The Bulldogs hung around early, but couldn’t withstand the early second-half blitz that has become UConn’s M.O. this tournament. In four games, the Huskies have outscored opponents by 37 points in the first five minutes of the second half, and Saturday, they extended a seven-point halftime edge to 19 in that stretch. Timme’s fourth foul was a defining moment in that run, a questionable whistle away from the play on a rebound that came with 17:39 to go and the Huskies threatening to pull away. With Timme sidelined, the game got away quickly, and with it went another chance at breaking through that championship glass ceiling.
Timme’s final moment in his storied career came with just under two minutes to play, when Mark Few subbed him out for the final time. The coach and his star’s relationship often resembled a buddy-cop movie: Few the quiet, strict leader who worked to get the most out of his sometimes-goofy star, Timme the jokester who tried to soften up his coach. Few lovingly nicknamed Timme the team’s “union rep” the past two years, poking fun at Timme’s requests to shorten practice or lighten up on drills, though that nickname is certainly an upgrade from his previous one freshman year: “dumbass.” The hug the two shared as he left the game for a final time seemed interminable, then Timme worked his way down the bench to share an embrace with every teammate and staff member. And after the buzzer sounded, Timme brought the team’s players together to leave them with parting words before they could head down the tunnel. His message?
“[I] just told them we had a hell of a year. I was proud of them. I loved them. Wouldn’t want to do this journey with anyone else,” Timme said.
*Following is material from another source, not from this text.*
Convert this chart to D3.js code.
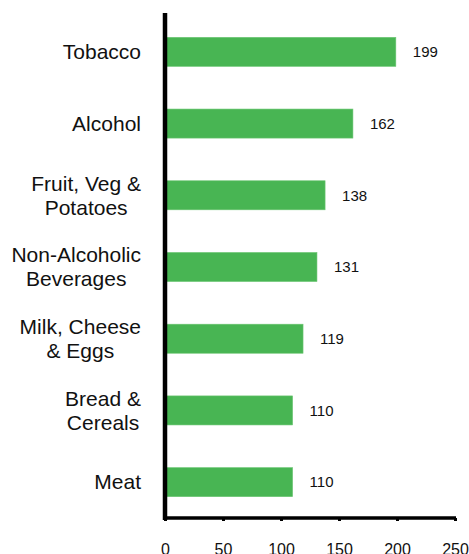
<!DOCTYPE html>
<html>
<head>
<meta charset="utf-8">
<script src="https://cdn.jsdelivr.net/npm/d3@7"></script>
<style>
  body { margin: 0; background: #fff; }
  text { font-family: 'Liberation Sans', Arial, sans-serif; fill: #111; }
</style>
</head>
<body>
<div id="chart"></div>
<script>
var categories = [
  'Tobacco',
  'Alcohol',
  'Fruit, Veg &\nPotatoes',
  'Non-Alcoholic\nBeverages',
  'Milk, Cheese\n& Eggs',
  'Bread &\nCereals',
  'Meat'
]
var values = [199, 162, 138, 131, 119, 110, 110]
var xTicks = [0, 50, 100, 150, 200, 250]

var width = 469
var height = 554

var svg = d3
  .select('#chart')
  .append('svg')
  .attr('width', width)
  .attr('height', height)

var xScale = d3.scaleLinear().domain([0, 250]).range([165, 455])

var yScale = d3
  .scaleBand()
  .domain(categories)
  .range([16, 518])
  .paddingInner(0.595)
  .paddingOuter(0.2975)

// bars
svg
  .selectAll('.bar')
  .data(values)
  .enter()
  .append('rect')
  .attr('class', 'bar')
  .attr('x', xScale(0))
  .attr('y', (d, i) => yScale(categories[i]))
  .attr('width', d => xScale(d) - xScale(0))
  .attr('height', yScale.bandwidth())
  .attr('fill', '#48b553')
  .attr('stroke', '#6cc673')
  .attr('stroke-width', 0.6)

// value labels
svg
  .selectAll('.value')
  .data(values)
  .enter()
  .append('text')
  .attr('class', 'value')
  .attr('x', d => xScale(d) + 17)
  .attr('y', (d, i) => yScale(categories[i]) + yScale.bandwidth() / 2)
  .attr('dy', '0.35em')
  .attr('font-size', 15)
  .text(d => d)

// category labels, lines centred, block right-aligned
categories.forEach(function(c) {
  var lines = c.split('\n')
  var g = svg.append('text').attr('font-size', 21).attr('text-anchor', 'middle')
  var cy = yScale(c) + yScale.bandwidth() / 2
  var lh = 24
  lines.forEach(function(l, j) {
    g.append('tspan')
      .attr('y', cy + (j - (lines.length - 1) / 2) * lh)
      .attr('dy', '0.35em')
      .text(l)
  })
  var w = d3.max(g.selectAll('tspan').nodes(), n => n.getComputedTextLength())
  g.selectAll('tspan').attr('x', 141 - w / 2)
})

// y axis line
svg
  .append('line')
  .attr('x1', xScale(0))
  .attr('x2', xScale(0))
  .attr('y1', 13)
  .attr('y2', 520)
  .attr('stroke', '#000')
  .attr('stroke-width', 4.5)

// x axis
var xAxis = svg
  .append('g')
  .attr('transform', 'translate(0,518)')
  .call(
    d3
      .axisBottom(xScale)
      .tickValues(xTicks)
      .tickSize(3)
      .tickPadding(23)
  )

xAxis.select('.domain').attr('stroke', '#000').attr('stroke-width', 3.5)
  .attr('d', 'M' + (xScale(0) - 2) + ',0H' + (xScale(250) + 1))
xAxis.selectAll('.tick line').attr('stroke', '#000').attr('stroke-width', 3)
xAxis
  .selectAll('.tick text')
  .attr('font-size', 16)
  .attr('font-family', "'Liberation Sans', Arial, sans-serif")
  .attr('fill', '#111')
</script>
</body>
</html>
Timme’s lack of a national title shouldn’t spoil his legacy as a truly great March player. His 10 NCAA tournament games with 20 or more points are the most all time, including heroic performances like his 36 points against UCLA on Thursday. He achieved that despite the NCAA tournament being canceled his freshman year. In an era of records being smashed because of players using their extra year of eligibility, Timme rewrote the record books in Spokane and nationally in the normal four years and isn’t using his fifth.
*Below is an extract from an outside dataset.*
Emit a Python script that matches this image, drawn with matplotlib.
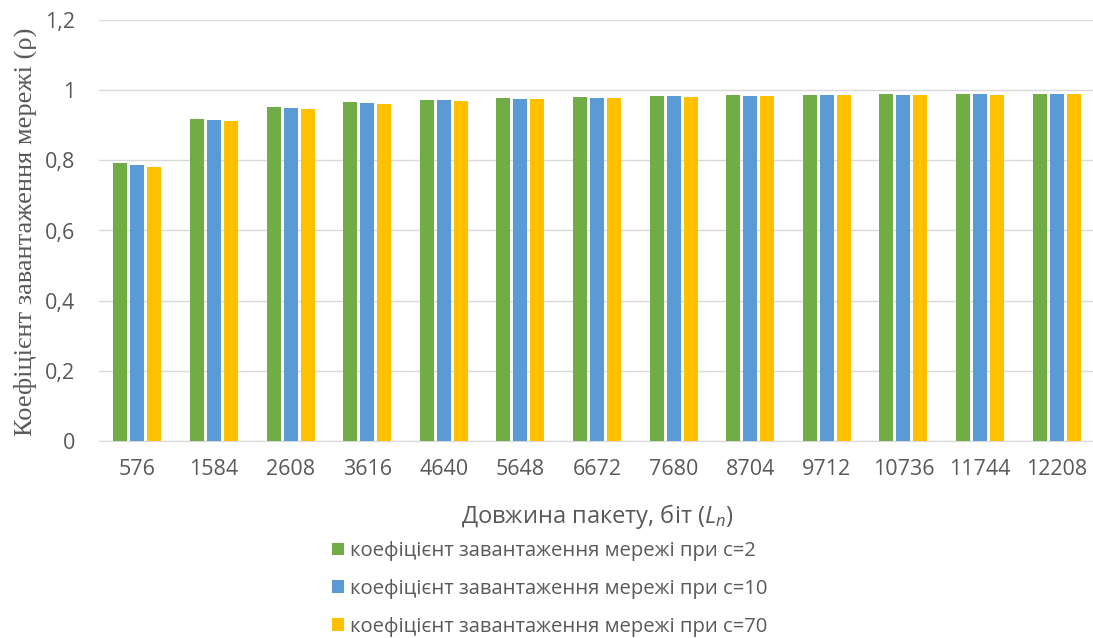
import matplotlib
matplotlib.use("Agg")
import matplotlib.pyplot as plt
import numpy as np

plt.rcParams['mathtext.fontset'] = 'custom'
plt.rcParams['mathtext.rm'] = 'Open Sans'
plt.rcParams['mathtext.it'] = 'Open Sans:italic'

packet_lengths = ["576", "1584", "2608", "3616", "4640", "5648", "6672",
                  "7680", "8704", "9712", "10736", "11744", "12208"]
rho_c2 = [0.792, 0.918, 0.951, 0.965, 0.972, 0.977, 0.980, 0.983, 0.985, 0.986, 0.988, 0.989, 0.989]
rho_c10 = [0.787, 0.916, 0.949, 0.963, 0.971, 0.976, 0.979, 0.982, 0.984, 0.986, 0.987, 0.988, 0.989]
rho_c70 = [0.781, 0.912, 0.946, 0.961, 0.969, 0.974, 0.977, 0.980, 0.983, 0.985, 0.986, 0.987, 0.988]

series = [
    ("коефіцієнт завантаження мережі при с=2", rho_c2, "#70ad47"),
    ("коефіцієнт завантаження мережі при с=10", rho_c10, "#5b9bd5"),
    ("коефіцієнт завантаження мережі при с=70", rho_c70, "#ffc000"),
]

text_color = "#595959"
sans = ["Open Sans", "DejaVu Sans"]
serif = ["Liberation Serif", "DejaVu Serif"]

fig = plt.figure(figsize=(10.93, 6.38), dpi=100)
ax = fig.add_axes([99 / 1093, 1 - 441 / 638, 996 / 1093, (441 - 20) / 638])

x = np.arange(len(packet_lengths))
width = 0.183
stride = 0.222
for i, (label, vals, color) in enumerate(series):
    ax.bar(x + (i - 1) * stride, vals, width, color=color, label=label, zorder=3)

ax.set_ylim(0, 1.2)
ax.set_yticks(np.arange(0, 1.21, 0.2))
ax.set_yticklabels(["0", "0,2", "0,4", "0,6", "0,8", "1", "1,2"])
ax.set_xlim(-0.5, len(packet_lengths) - 0.5)
ax.set_xticks(x)
ax.set_xticklabels(packet_lengths)
ax.grid(axis='y', color="#d9d9d9", linewidth=1, zorder=0)
for side in ["top", "right", "left"]:
    ax.spines[side].set_visible(False)
ax.spines["bottom"].set_color("#d9d9d9")
ax.tick_params(axis='x', length=0, labelsize=15.5, colors=text_color, pad=13)
ax.tick_params(axis='y', length=0, labelsize=15.5, colors=text_color, pad=17)
for lbl in ax.get_xticklabels() + ax.get_yticklabels():
    lbl.set_family(sans)

ax.set_xlabel("Довжина пакету, біт $\\mathit{(L_n)}$", fontsize=17, color=text_color,
              family=sans, labelpad=16)
fig.text(25 / 1093, 1 - 232 / 638, "Коефіцієнт завантаження мережі (ρ)", rotation=90,
         fontsize=19, family=serif, color=text_color, ha="center", va="center")

leg = fig.legend(loc="center", bbox_to_anchor=(550 / 1093, 1 - 589 / 638), ncol=1,
                 frameon=False, prop={"family": sans, "size": 14.6},
                 handlelength=0.6, handleheight=0.6, handletextpad=0.3, labelspacing=0.88)
for t in leg.get_texts():
    t.set_color(text_color)

fig.savefig("out.png", dpi=100)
“I think he’s one of the greatest college players in this modern era,” Few said. “It was a hell of a good time walking out on the practice floor with him every time or hopping on a jet. And I’m sure going to have a lot of good times moving forward.”
Timme also leaves a legacy as one of the great personalities college basketball has seen in a long time, from his widely publicized mustache to his always-entertaining quotes. College basketball needs stars like Timme: recognizable faces staying for four years, leaving a tangible impact on their program and showing off a personality fans can embrace or hate. Gonzaga, a place known for letting its stars be stars, and Timme was a perfect marriage, even without a championship ending.
“The place took me for who I was. They didn’t ask me to be anybody but myself,” Timme said. “I’m forever in debt for Gonzaga, just the love I have for just everyone that helped me and made this journey so special and so fun. I just don’t think I could ever repay that.”
In the backdrop of Timme’s career coming to a close is a looming question: Has Gonzaga’s national title window of opportunity officially been shut? The talent gap in this game was evident, as it was in other matchups with elite teams this season. While Gonzaga will surely make a transfer portal splash or two, its roster next year doesn’t look elite on paper. With former top recruiter Tommy Lloyd now the head coach at Arizona and NIL’s influence on recruiting only growing, it’s far from a guarantee the Bulldogs will ever have another Chet Holmgren– or Jalen Suggs–level talent. It also may never have another Timme, the program’s all-time leading scorer and a clutch NCAA tournament performer.
That’s not to say Gonzaga won’t have consistently excellent teams; as long as Few is on the sideline in Spokane, the Bulldogs will remain a perennial power. He’s one of the sport’s best coaches, Gonzaga has been one of the nation’s best at player development, and the brand is strong enough at this point to continue to attract talent. But that elusive national championship? If it didn’t happen after reaching the title game in 2017 or ’21, didn’t happen in ’22 with Holmgren, Timme and an elite point guard in Andrew Nembhard, and didn’t happen with a senior Timme in a blown-up bracket, is it ever going to happen?
Don’t mistake this era as a failure. Yes—Gonzaga fell short of its ultimate goal of bringing a championship to the small school in Spokane. That’s the brutality of this single-elimination competition: KenPom’s metrics say Gonzaga had the best or second-best team in the nation in five of the last seven years and finished in the top 10 in all seven of those seasons, but the Zags come away from that run banner-less. Sometimes they were the victim of misfortune, like the tight game against North Carolina it lost for the 2017 title. Sometimes they were just outmatched, as they were against Baylor in ’21 and against UConn on Saturday.
Gonzaga has accomplished everything but winning it all. After years as a true contender with no breakthrough, it’s hard to feel confident that title is ever coming. The door may have closed Saturday not just on Timme’s career, but on a remarkable stretch of dominance that will forever be marked for coming up short.